NREL granted KULR an exclusive license in 2018, and the company now sells the ISC-D to a variety of battery manufacturers, including those that supply NASA, meaning the technology has come full circle.

“At KULR we focus on all things battery-safety related,” KULR Chief Technology Officer and past NASA battery engineer Will Walker said.

What does it mean to design a safe battery and to demonstrate safety in the form of a test?

“There’s significant difficulty in pack- and system-level thermal runaway testing,” Walker said. “The beauty of the ISC-D cell is that it triggers at a lower controlled temperature, resulting in less biasing on neighboring cells in the experiment. The result is a less-invasive triggering method as a whole.”

With the licensing agreement, KULR has the exclusive rights to sell the ISC-D and cells that have the ISC-D implanted.

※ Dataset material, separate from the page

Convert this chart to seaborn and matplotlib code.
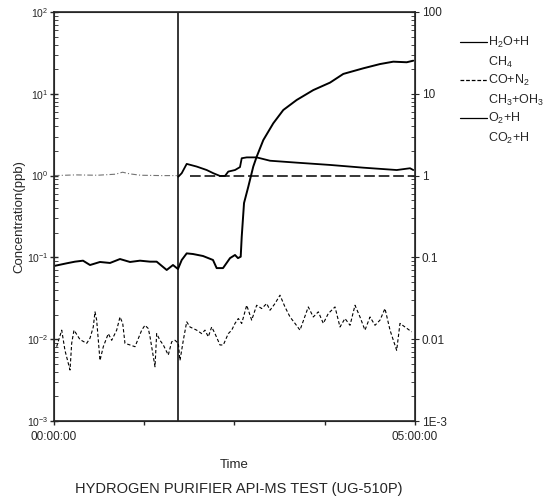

“It is a very elegant solution,” Walker said. “For KULR, we want to be on the forefront of cutting-edge technology as it pertains to safety, and this is the only true noninvasive triggering method available.” 

The batteries NASA is testing with the ISC-D include those in new astronaut suits, equipment, and human-rated spacecraft. 

Recently, a university group came to NREL to present the best ways to test an internal battery cell. Keyser was in the audience when the group concluded that the NREL team’s ISC-D technology is the best. 

“That was very satisfying for me,” Keyser said. “The technology we’ve developed is the best technology to simulate an internal short circuit.”

The ISC-D can be used to test electric vehicle or grid batteries as well. Keyser also hopes several testing organizations will adopt the technology as part of their processes. 

“There are a number of manufacturers that use this, but I want to see it incorporated into testing procedures and protocols in order to make cells safer,” Keyser said. “Our technology is the only one that can mimic a true internal short circuit, giving battery engineers an accurate picture so they can design safer battery systems.”